The man at the shop has no idea about fishless cycling using ammonia to grow all the bacteria; he knows only about fish-in cycling. But you won't convince him otherwise, unfortunately.
Title: Re: Confused about adding fish
Post by: Tizme on August 08, 2024, 10:09:49 PM
Ty so much. I feel a lot better.
I was ready to quit.
Not now ty
Title: Re: Confused about adding fish
Post by: Sue on August 09, 2024, 08:48:58 AM
Years ago, fish-in cycling was what everyone did. No-one really knew about the nitrogen cycle and bacteria 'eating' ammonia and nitrite. They just knew that if you added too many fish at once, or added a few at a time but too quickly between the batches the fish got sick though no-one knew why. So everyone learned to take it slowly, and even so fish still got sick but some made it OK. They did know that if they added salt to a tank the fish didn't die as often - we now know that the chloride part of salt stops nitrite attaching to the blood during the second stage of fish-in cycling. Some old time fish keepers still say salt should be used routinely.
The nitrogen cycle has been known for 30 years, and fishless cycling was developed from that knowledge, but there are still a lot of people who are stuck in the old ways.
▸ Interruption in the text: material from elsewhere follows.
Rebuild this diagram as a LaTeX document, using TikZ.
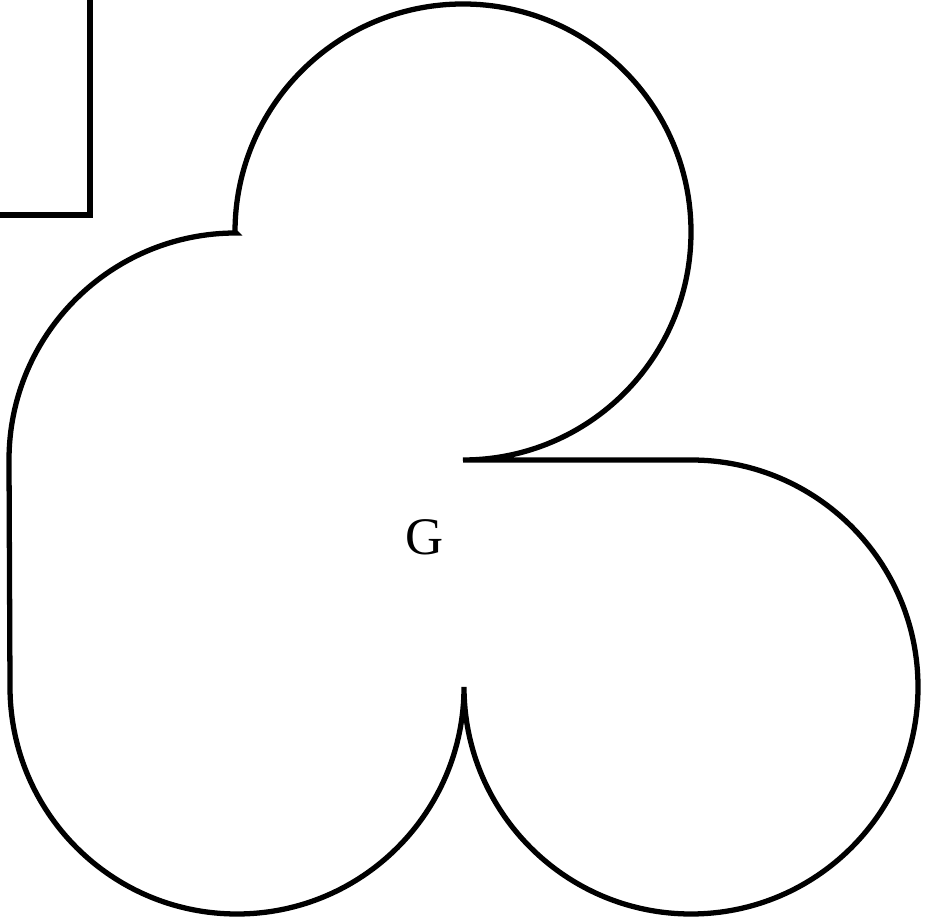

If the man at the fish shop also says not to do water changes, that too is old school so ignore him. We now do weekly water changes not once every few months  :)
Title: Re: Confused about adding fish
Post by: Hampalong on October 16, 2024, 01:07:10 PM
The nitrogen cycle has been known for 30 years, and fishless cycling was developed from that knowledge, but there are still a lot of people who are stuck in the old ways.

Actually the nitrogen cycle was well known to science in the late 1960s, when Waterlife Research Industries produced the first viable bottled bacteria, with instructions for fishless cycling.

You can add all your fish at once after a fishless cycle, or a few at a time. It's up to you.